Nada fazia sentido. Ajudá-lo, não ajudá-lo. Se ajudasse eu poderia estar errando, e não o ajudando eu estaria apenas deixando essa passar. Supondo que a bíblia relata todos os milagres de Jesus Cristo então ele com certeza deixou muitos passarem também. Eu tinha sete reais na mão e um papelzinho com o escrito "Deus te abençoe". O suficiente para fazer o dia dele melhor, talvez emocioná-lo. Bastava eu comprar a comida. Eu não perderia nada significativo fazendo isso, ao passo que para o senhor isso poderia ser a coisa mais incrível que aconteceu nesse mês. Mas ele merecia? Cabia a mim? Deus não o estaria o castigando mantendo-o naquele estado? Passei mais de uma hora me questionado sobre isso, observando o homem dormindo sentado. Talvez ele não fosse digno de receber meus sete reais. Há muitas pessoas indignas de qualquer coisa nesse mundo. Ou não há?

Confuso e atordoado, saí dali. Já era hora de eu pegar meu ônibus.

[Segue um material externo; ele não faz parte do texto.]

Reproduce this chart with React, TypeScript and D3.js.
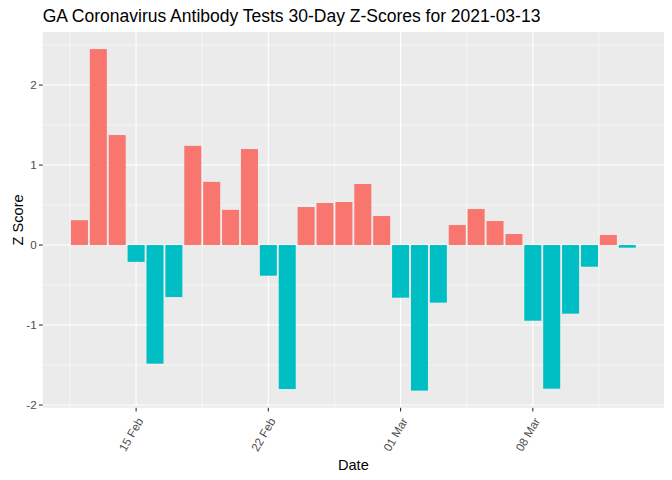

Fui parado por um senhor banguela e maltrapido que pediu por dinheiro, dei um real a ele e uma vendedora me olhou com expressão de desprezo. Olhei para baixo envergonhado e fui até a plataforma. Talvez eu estivesse punindo o homem de vermelho por algum pecado que cometeu. Talvez eu que tivesse cometido o pecado. Talvez o senhor banguela tivesse pego o um real e ido direto gastar em alguma porcaria.

Eu sei o que Jesus faria: um milagre. Provavelmente então a indagação principal seja outra: O que eu faria?